K.J., 8, and his sister Kalina, 3, love reading books, particularly books they’ve written themselves or with their mother. In fact, K.J. is an avid reader of both homemade and traditionally published books, and his sister is following in his footsteps.
"When they were younger, I took pictures and copied them on a home printer," said their mother, Holly Karapetkova, an associate professor of literature at Marymount University in Arlington. "Once they were older, they illustrated the books or chose the item they wanted to include like for a specific letter in an alphabet book."
Karapetkova and other researchers said that creating books like this with children is not only easy and inexpensive, it’s one of the best ways to help them develop a love of books and reading, which Karapetkova said is one of the greatest gifts a parent can give a child.
"Reading is one of the fundamental ways that we interact with the world and particularly with knowledge," she said. "As a college professor, I find that my students who can read well can also think well and write well. They are thinkers on a much deeper level. Research has shown that reading makes you more contemplative, builds patience, concentration, and you have to use your imagination."
MAKING YOUR OWN BOOKS stretches the imagination. M. Susan Burns, Ph.D., a member of the early childhood education and human development and family sciences faculty at George Mason University says there are a few things that parents should keep in mind when making books with their children, however.
"Parents need to make it a positive experience," she said. "Children need to have books available [on topics] that are of true interest to them. When a book is being made with parents, it may not be engaging if the book is only of interest to the parent.
"Sometimes it gets sickening to have your kid tell you another princess story or another train story, but it is really important though to go with the child’s interest," she continued. "You can take a little bit of a twist on the story by maybe adding a map that shows the places where the train might go."
Children may also want to turn to real-life for their books. "Children love to create stories based on their own experiences, and begin to develop a love of art and literature at an early age," said Sharon Fishel, ArtReach director for the McLean Project for the Arts in McLean. "Parents can foster the link between drawing, writing and reading by having their child draw pictures of their daily routine or special events, such as field trips, family outings or unplanned adventures."
When creating a homemade book, the text doesn’t have to be original either. "You can take a familiar song and adapt the lyrics," said Karapetkova. "For example, a book about a daily routine can say ‘This is the way we brush our teeth, brush our teeth, brush our teeth early in the morning.’"
The techniques for young children are a little different. "You want a little one to engage with a book," said Fishel. "A parent-child idea is nice.

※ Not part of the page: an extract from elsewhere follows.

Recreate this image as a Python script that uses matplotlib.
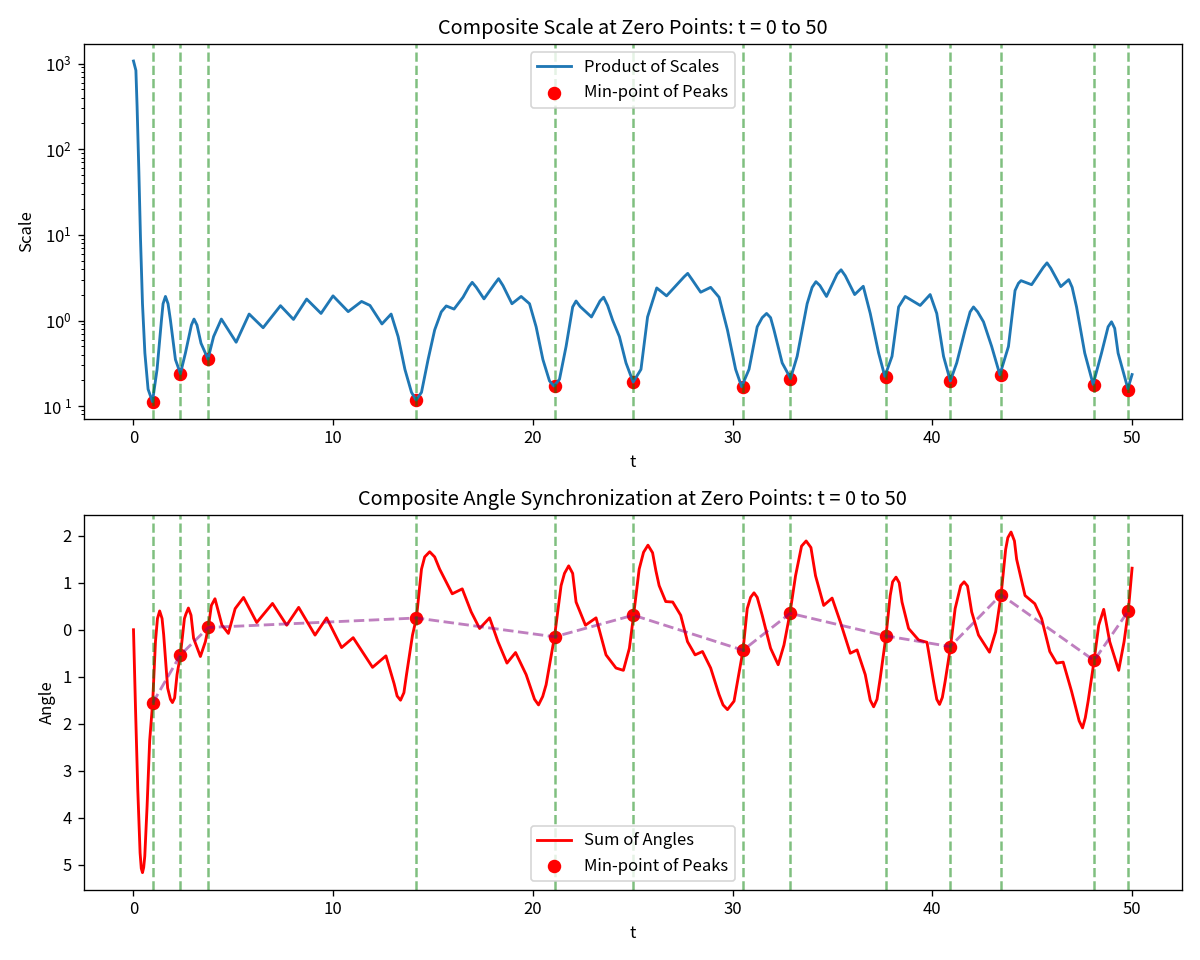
import matplotlib
matplotlib.use("Agg")
import matplotlib.pyplot as plt
from matplotlib.ticker import FuncFormatter
import numpy as np

plt.rcParams['font.family'] = ['Noto Sans CJK JP', 'DejaVu Sans']

# ---- data ----
zero_points = [0.96, 2.35, 3.75, 14.17, 21.09, 25.03, 30.52, 32.88, 37.66,
               40.89, 43.44, 48.10, 49.80]

scale_t = [0.0, 0.12, 0.18, 0.27, 0.35, 0.45, 0.57, 0.73, 0.95, 1.18, 1.40, 1.48,
           1.60, 1.73, 1.85, 2.10, 2.35, 2.60, 2.90, 3.03, 3.18, 3.38, 3.73, 4.01,
           4.40, 5.14, 5.79, 6.49, 7.36, 8.01, 8.67, 9.39, 9.99, 10.75, 11.42, 11.84,
           12.44, 12.90, 13.25, 13.59, 13.92, 14.15, 14.42, 14.75, 15.08, 15.41,
           15.66, 16.05, 16.50, 16.80, 16.96, 17.16, 17.55, 18.08, 18.28, 18.50,
           18.95, 19.41, 19.83, 20.16, 20.50, 20.83, 21.05, 21.33, 21.66, 21.99,
           22.16, 22.36, 22.93, 23.36, 23.54, 23.74, 23.99, 24.33, 24.66, 25.02,
           25.41, 25.74, 26.20, 26.69, 27.24, 27.57, 27.75, 27.95, 28.40, 28.90,
           29.32, 29.74, 30.15, 30.45, 30.82, 31.23, 31.48, 31.70, 31.90, 32.07,
           32.48, 32.90, 33.23, 33.73, 33.98, 34.17, 34.37, 34.70, 35.23, 35.43,
           35.64, 36.11, 36.54, 36.89, 37.31, 37.62, 37.98, 38.31, 38.64, 39.39,
           39.89, 40.22, 40.56, 40.90, 41.22, 41.64, 41.89, 42.06, 42.27, 42.56,
           42.97, 43.38, 43.81, 44.14, 44.31, 44.44, 44.97, 45.55, 45.74, 45.93,
           46.43, 46.83, 47.00, 47.22, 47.63, 48.05, 48.47, 48.80, 48.97, 49.13,
           49.30, 49.79, 50.0]
scale_v = [1070, 832, 316, 53.7, 9.12, 1.57, 0.417, 0.158, 0.113, 0.269, 1.01, 1.57,
           1.91, 1.57, 1.01, 0.35, 0.24, 0.417, 0.885, 1.04, 0.885, 0.543, 0.355, 0.649,
           1.04, 0.558, 1.19, 0.824, 1.49, 1.03, 1.78, 1.21, 1.94, 1.27, 1.67, 1.50,
           0.912, 1.19, 0.649, 0.269, 0.145, 0.118, 0.145, 0.35, 0.776, 1.26,
           1.48, 1.36, 1.87, 2.49, 2.79, 2.45, 1.79, 2.67, 3.08, 2.56,
           1.57, 1.91, 1.57, 0.845, 0.35, 0.197, 0.172, 0.206, 0.498, 1.44,
           1.69, 1.46, 1.10, 1.69, 1.87, 1.50, 1.01, 0.649, 0.32, 0.191,
           0.269, 1.10, 2.40, 1.94, 2.67, 3.24, 3.55, 3.05, 2.14, 2.44,
           1.87, 0.776, 0.269, 0.169, 0.269, 0.845, 1.08, 1.21, 1.08, 0.776,
           0.32, 0.211, 0.382, 1.57, 2.44, 2.84, 2.56, 1.91, 3.48, 3.91,
           3.33, 2.01, 2.51, 1.21, 0.417, 0.223, 0.382, 1.44, 1.91, 1.50,
           2.01, 1.21, 0.382, 0.197, 0.32, 0.776, 1.26, 1.44, 1.26, 0.966,
           0.498, 0.233, 0.498, 2.24, 2.72, 2.92, 2.62, 4.16, 4.71, 4.08,
           2.49, 3.00, 2.44, 1.44, 0.417, 0.180, 0.417, 0.845, 0.966, 0.81,
           0.417, 0.160, 0.234]
scale_min = [0.113, 0.239, 0.352, 0.118, 0.172, 0.191, 0.168, 0.209, 0.220,
             0.195, 0.231, 0.175, 0.155]

angle_t = [0.0, 0.10, 0.215, 0.33, 0.39, 0.45, 0.51, 0.565, 0.68, 0.81, 0.96, 1.10,
           1.20, 1.31, 1.43, 1.51, 1.71, 1.85, 1.95, 2.06, 2.18, 2.35, 2.55, 2.63,
           2.75, 2.88, 3.01, 3.35, 3.60, 3.75, 3.90, 4.08, 4.43, 4.75, 5.09, 5.51,
           6.17, 6.96, 7.67, 8.27, 9.09, 9.67, 10.42, 11.0, 11.97, 12.64, 13.05,
           13.20, 13.37, 13.54, 13.67, 13.97, 14.17, 14.42, 14.58, 14.83, 15.08,
           15.33, 15.96, 16.46, 16.91, 17.33, 17.83, 18.25, 18.70, 19.13, 19.66,
           20.08, 20.28, 20.49, 20.66, 21.08, 21.41, 21.58, 21.79, 21.99, 22.16,
           22.63, 23.16, 23.66, 24.16, 24.53, 24.83, 25.04, 25.32, 25.54, 25.76,
           25.99, 26.16, 26.32, 26.65, 27.0, 27.40, 27.74, 28.12, 28.49, 28.90,
           29.32, 29.52, 29.74, 30.07, 30.52, 30.73, 30.90, 31.07, 31.23, 31.48,
           31.90, 32.28, 32.57, 32.87, 33.15, 33.45, 33.68, 33.92, 34.15, 34.56,
           34.98, 35.39, 35.89, 36.23, 36.64, 36.89, 37.06, 37.23, 37.39, 37.68,
           37.89, 38.01, 38.18, 38.34, 38.48, 38.81, 39.31, 39.73, 39.81, 40.06,
           40.22, 40.36, 40.50, 40.64, 40.91, 41.14, 41.42, 41.59, 41.76, 41.97,
           42.31, 42.86, 43.17, 43.44, 43.67, 43.78, 43.94, 44.11, 44.22, 44.64,
           45.13, 45.47, 45.88, 46.22, 46.55, 46.97, 47.35, 47.52, 47.66, 47.80,
           48.10, 48.33, 48.58, 48.88, 49.33, 49.60, 49.81, 50.0]
angle_v = [0.0, -1.66, -3.41, -4.75, -5.08, -5.17, -5.06, -4.82, -3.76, -2.36, -1.55, -0.25,
           0.24, 0.40, 0.24, -0.10, -1.24, -1.48, -1.55, -1.45, -0.955, -0.535, 0.238, 0.34,
           0.463, 0.31, -0.183, -0.569, -0.253, 0.063, 0.518, 0.66, 0.097, -0.078, 0.449, 0.687,
           0.154, 0.56, 0.097, 0.476, -0.114, 0.253, -0.379, -0.169, -0.80, -0.556, -1.15,
           -1.41, -1.50, -1.34, -0.955, -0.113, 0.26, 1.29, 1.55, 1.66, 1.55,
           1.29, 0.765, 0.87, 0.379, 0.027, 0.253, -0.253, -0.71, -0.485, -0.955,
           -1.48, -1.60, -1.42, -1.17, -0.148, 0.94, 1.20, 1.36, 1.20, 0.59,
           0.097, 0.253, -0.535, -0.815, -0.864, -0.394, 0.308, 1.29, 1.65, 1.80,
           1.64, 1.25, 0.94, 0.60, 0.59, 0.308, -0.253, -0.535, -0.463, -0.815,
           -1.38, -1.60, -1.70, -1.52, -0.436, 0.449, 0.69, 0.786, 0.69, 0.308,
           -0.394, -0.745, -0.324, 0.35, 1.15, 1.78, 1.89, 1.75, 1.15, 0.518,
           0.674, 0.168, -0.5, -0.43, -0.955, -1.50, -1.64, -1.48, -1.03, -0.127,
           0.729, 1.02, 1.12, 1.00, 0.59, 0.027, -0.218, -0.267, -0.463, -1.10,
           -1.48, -1.59, -1.44, -1.10, -0.358, 0.449, 0.94, 1.02, 0.93, 0.379,
           -0.113, -0.478, -0.042, 0.744, 1.71, 1.96, 2.08, 1.89, 1.50, 0.729,
           0.554, 0.238, -0.463, -0.71, -0.689, -1.31, -1.94, -2.09, -1.87, -1.52,
           -0.654, 0.097, 0.434, -0.253, -0.864, -0.253, 0.392, 1.31]
angle_min = [-1.56, -0.535, 0.048, 0.25, -0.15, 0.31, -0.436, 0.35, -0.13,
             -0.358, 0.744, -0.654, 0.392]

# ---- figure ----
fig, (ax1, ax2) = plt.subplots(2, 1, figsize=(10, 8), dpi=120)

ax1.plot(scale_t, scale_v, color='#1f77b4', lw=1.7, label='Product of Scales')
ax1.scatter(zero_points, scale_min, color='red', s=50, label='Min-point of Peaks')
for z in zero_points:
    ax1.axvline(z, color='green', linestyle='--', alpha=0.5, lw=1.5)
ax1.set_yscale('log')
ax1.set_title('Composite Scale at Zero Points: t = 0 to 50')
ax1.set_xlabel('t')
ax1.set_ylabel('Scale')
ax1.legend(loc='upper center')


def log_fmt(v, pos):
    e = int(round(np.log10(v)))
    if e < 0:
        return r'$\mathdefault{10^{\ %d}}$' % (-e)
    return r'$\mathdefault{10^{%d}}$' % e


ax1.yaxis.set_major_formatter(FuncFormatter(log_fmt))

ax2.plot(angle_t, angle_v, color='red', lw=1.7, label='Sum of Angles')
ax2.scatter(zero_points, angle_min, color='red', s=50, label='Min-point of Peaks')
ax2.plot(zero_points, angle_min, color='purple', linestyle='--', alpha=0.5, lw=1.7)
for z in zero_points:
    ax2.axvline(z, color='green', linestyle='--', alpha=0.5, lw=1.5)
ax2.set_title('Composite Angle Synchronization at Zero Points: t = 0 to 50')
ax2.set_xlabel('t')
ax2.set_ylabel('Angle')
ax2.legend(loc='lower center')
ax2.yaxis.set_major_formatter(FuncFormatter(lambda v, p: '%d' % abs(round(v))))

fig.tight_layout()
fig.savefig('out.png', dpi=120)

We do a lot of parent-child workshops here [at the McLean Project for the Arts] where one parent does one side [of the page] and child does the other."
The books children and their parents create don’t have to be fancy, however. "When I’ve made books like this with my children, we’ve taken photos, we cut out pictures from magazines, glue sticks, something to put the picture onto," said Burns. "You can make those books fun by using artifacts. If you’re doing a book from your beach trip, your child may want to put some sand in the book, but it is important to have a child initiate it."
"I like the thicker paper stock and sometimes it makes it easier to hold onto," she added. "The other thing is to get the clear laminating paper and putting a plastic sheet over it."
Even "folded paper, bound with a pencil becomes a writer’s journal," said Karapetkova. "You can also take plastic zip-lock bags, punch holes in the bags, fill them and they become bath time books because they are waterproof."
Fishel suggests sticking with the basics: "Composition book, crayons, colored pencils. Go to a crafts store [and get] bags of origami papers or printed pattern papers," she said, noting that "each part of it can be come a lesson plan. Get a patterned piece of paper and explore with your child what makes that a pattern. Don’t assume that your child knows."
ELEMENTARY SCHOOL STUDENTS at St. Andrew's Episcopal School in Potomac create their own books as part of the elementary school curriculum. Jordan Love, head of the Lower School, said that parents can "create a writing center at home by providing a child with an area dedicated to their work and ideas. All children need is blank paper, coloring crayons or markers, and a quiet place to work, preferably at a table that is their size. Elementary-age children should be provided paper that has a blank section at the top and lines on the bottom.
"For preschool age children," Love said, "parents can ask their child to dictate or describe in order the illustrations. Parents should describe what they are writing while the child watches them transcribe their ideas to the paper. This reinforces that language can be printed."
Experts add that it’s important to emphasize that mistakes, corrections and changes are OK. "I usually say don’t let them erase what they write or draw 150 times. It is not about perfection," said Fishel.
Burns agrees. "In books for pleasure you don’t want to make big corrections," she said. "It’s the relationship with parents that will make it positive."
Love suggests that parents display their children’s books. "Writing and reading go hand in hand, and through supporting the writing process, parents are enhancing their child’s ability to be a more effective and efficient reader. Writing together helps to expand a child’s vocabulary, encourage creativity, activate prior knowledge, and build self-esteem."